Indeed, The Sydney Morning Herald's Ross Gittins has made points similar to this recently. Yes there will be job losses, but there will also be job creation. It's part of a never ending restructuring that's almost impossible to stop and in most instances counter-productive to try to do so. Then again, The Sydney Morning Herald's Malcolm Maiden argues that the cuts that are carried out over a long period of time are yet to feed through into monthly economic data releases.

"Australia's unemployment rate is not going to soar. Employment in the expanding mining and oil and gas sectors will continue to rise, and the Bureau of Statistics headline amalgam of job creation there and job losses elsewhere will continue to look pretty good, certainly by overseas standards. But it will rise towards 6 per cent in coming months as cuts that have been foreshadowed, but not implemented, feed in. And underneath that is one of this country's biggest policy challenges. The jobs we are losing are overwhelmingly on the south-east coast, in the industrial and services sectors. The jobs we are creating are of a different order, construction and engineering-centric, mainly, and they are far away, in the north and north-west of Australia, primarily.”

And fourthly in this edition of Distillery, The Australian's Glenda Korporaal says Australia simply isn't isolated enough from the global economy to avoid a rise in unemployment.

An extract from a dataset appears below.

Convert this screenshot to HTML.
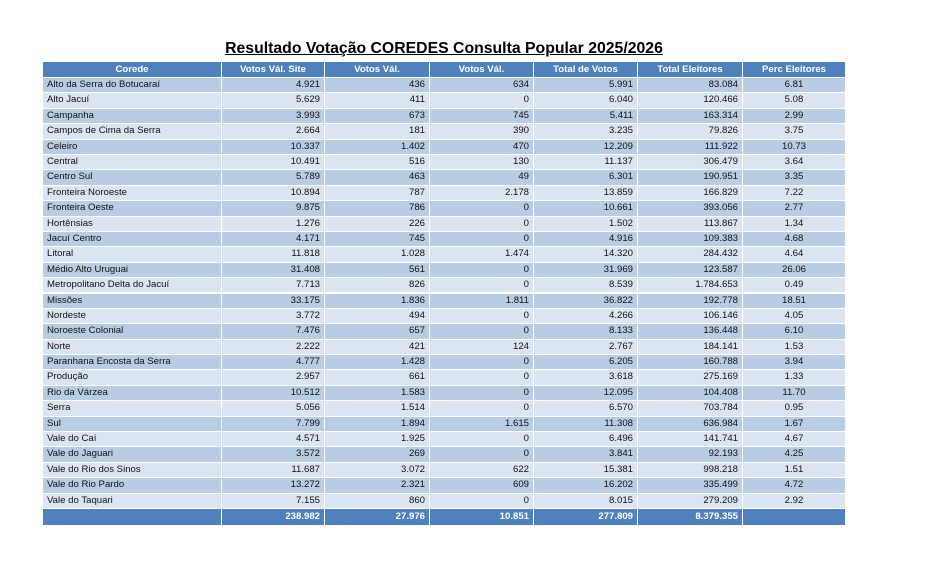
<!DOCTYPE html>
<html><head><meta charset="utf-8"><style>
body{margin:0;width:928px;height:584px;background:#fff;position:relative;overflow:hidden;font-family:"Liberation Sans",Arial,sans-serif}
#title{position:absolute;left:0;width:888px;top:40px;text-align:center;font-weight:bold;font-size:15.8px;text-decoration:underline;color:#000}
.c{position:absolute;box-sizing:border-box;font-size:9.6px;color:#111;line-height:15px;padding:0 4px;white-space:nowrap;overflow:hidden}
.h{background:#4f81bd;color:#fff;font-weight:bold;text-align:center}
.o{background:#b8cce4}.e{background:#dbe5f1}
.t{background:#4f81bd;color:#fff;font-weight:bold}
</style></head><body>
<div id="title">Resultado Votação COREDES Consulta Popular 2025/2026</div>
<div id="tbl"></div>
<script>
const headers=["Corede","Votos Vál. Site","Votos Vál.","Votos Vál.","Total de Votos","Total Eleitores","Perc Eleitores"];
const coredes=["Alto da Serra do Botucaraí","Alto Jacuí","Campanha","Campos de Cima da Serra","Celeiro","Central","Centro Sul","Fronteira Noroeste","Fronteira Oeste","Hortênsias","Jacuí Centro","Litoral","Médio Alto Uruguai","Metropolitano Delta do Jacuí","Missões","Nordeste","Noroeste Colonial","Norte","Paranhana Encosta da Serra","Produção","Rio da Várzea","Serra","Sul","Vale do Caí","Vale do Jaguari","Vale do Rio dos Sinos","Vale do Rio Pardo","Vale do Taquari"];
const votosSite=["4.921","5.629","3.993","2.664","10.337","10.491","5.789","10.894","9.875","1.276","4.171","11.818","31.408","7.713","33.175","3.772","7.476","2.222","4.777","2.957","10.512","5.056","7.799","4.571","3.572","11.687","13.272","7.155"];
const votosVal=["436","411","673","181","1.402","516","463","787","786","226","745","1.028","561","826","1.836","494","657","421","1.428","661","1.583","1.514","1.894","1.925","269","3.072","2.321","860"];
const votosVal2=["634","0","745","390","470","130","49","2.178","0","0","0","1.474","0","0","1.811","0","0","124","0","0","0","0","1.615","0","0","622","609","0"];
const totalVotos=["5.991","6.040","5.411","3.235","12.209","11.137","6.301","13.859","10.661","1.502","4.916","14.320","31.969","8.539","36.822","4.266","8.133","2.767","6.205","3.618","12.095","6.570","11.308","6.496","3.841","15.381","16.202","8.015"];
const totalEleitores=["83.084","120.466","163.314","79.826","111.922","306.479","190.951","166.829","393.056","113.867","109.383","284.432","123.587","1.784.653","192.778","106.146","136.448","184.141","160.788","275.169","104.408","703.784","636.984","141.741","92.193","998.218","335.499","279.209"];
const percEleitores=["6.81","5.08","2.99","3.75","10.73","3.64","3.35","7.22","2.77","1.34","4.68","4.64","26.06","0.49","18.51","4.05","6.10","1.53","3.94","1.33","11.70","0.95","1.67","4.67","4.25","1.51","4.72","2.92"];
const totals=["","238.982","27.976","10.851","277.809","8.379.355",""];
const colX=[43,222,325,430,534,638,743,846];
const names=["corede","votos-val-site","votos-val","votos-val-2","total-votos","total-eleitores","perc-eleitores"];
const tbl=document.getElementById('tbl');
function cell(x,y,w,h,txt,cls,align,name){
  const d=document.createElement('div');
  
  
  d.className='c '+cls;
  d.style.left=x+'px';d.style.top=y+'px';d.style.width=w+'px';d.style.height=h+'px';d.style.lineHeight=h+'px';
  if(align)d.style.textAlign=align;
  d.textContent=txt;tbl.appendChild(d);
}
const top0=62,hH=16,rowH=(509-78)/28;
for(let j=0;j<7;j++)cell(colX[j],top0,colX[j+1]-colX[j]-1,hH-1,headers[j],'h','center','header-'+names[j]);
const cols=[coredes,votosSite,votosVal,votosVal2,totalVotos,totalEleitores,percEleitores];
for(let i=0;i<coredes.length;i++){
  const y=78+i*rowH;
  for(let j=0;j<7;j++){
    const al=j==0?'left':(j==6?'center':'right');
    cell(colX[j],y,colX[j+1]-colX[j]-1,rowH-1,cols[j][i],i%2==0?'o':'e',al,'cell-'+names[j]);
  }
}
const ty=78+coredes.length*rowH;
for(let j=0;j<7;j++)cell(colX[j],ty,colX[j+1]-colX[j]-1,16,totals[j],'t',j==0?'left':'right','total-'+names[j]);
</script>
</body></html>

"All the tea (or middle-class demand) in China is not going to prevent uncertainty in world financial markets, or the strong Australian dollar, and high fuel prices from eroding our economy. It's not fatal, but Australian business enters this year in a mood that is far more sober than our politicians would like us to think. Last month's official unemployment rate may have edged down to 5.1 per cent, but with Qantas becoming the latest big company to announce a major program of layoffs, coming on top of news of layoffs in the banking and manufacturing sectors, the jobless rate is only going to go up.”

On two of the key events that shaped the thesis of many commentaries this morning, The Age's Adele Ferguson says the government saw the probable closure of Caltex's refineries in its White Paper, while The Sydney Morning Herald's Elizabeth Knight says Qantas chief executive Alan Joyce has been battling cries from investors to ditch its Asian carrier strategy, or at least tone it down, in favour of dividends. The Australian's Damon Kitney concedes that Joyce's decision to ground his airline's fleet might have cost the company $194 million, but argues it was money well spent. The Australian's Richard Gluyas says the headwinds for the banking industry are apparent to all, but Westpac's sails appear to be catching more than others.

Still on banking, The Sydney Morning Herald's Jessica Irvine pleads with her readers to see the Australian lending market is served by more than just the big four banks – logging on to rate comparison websites confirms this.

On other company news, Fairfax's Ian McIlwraith finds Coles boss Ian McLeod giving his Woolworths rivals a backhanded compliment, while The Australian's Tim Boreham runs the ruler over Caltex, Qantas and ASX in his Criterion column.

In economic affairs, The Australian's Adam Creighton says the federal government might be on the nose of voters, but it's at the forefront of the minds of many global investors looking for a safe place to stash their cash. In a separate piece, Creighton says Australians need to be more like Americans and be more mobile when it comes to employment opportunities if we're to really take advantage of this once in a century mining boom.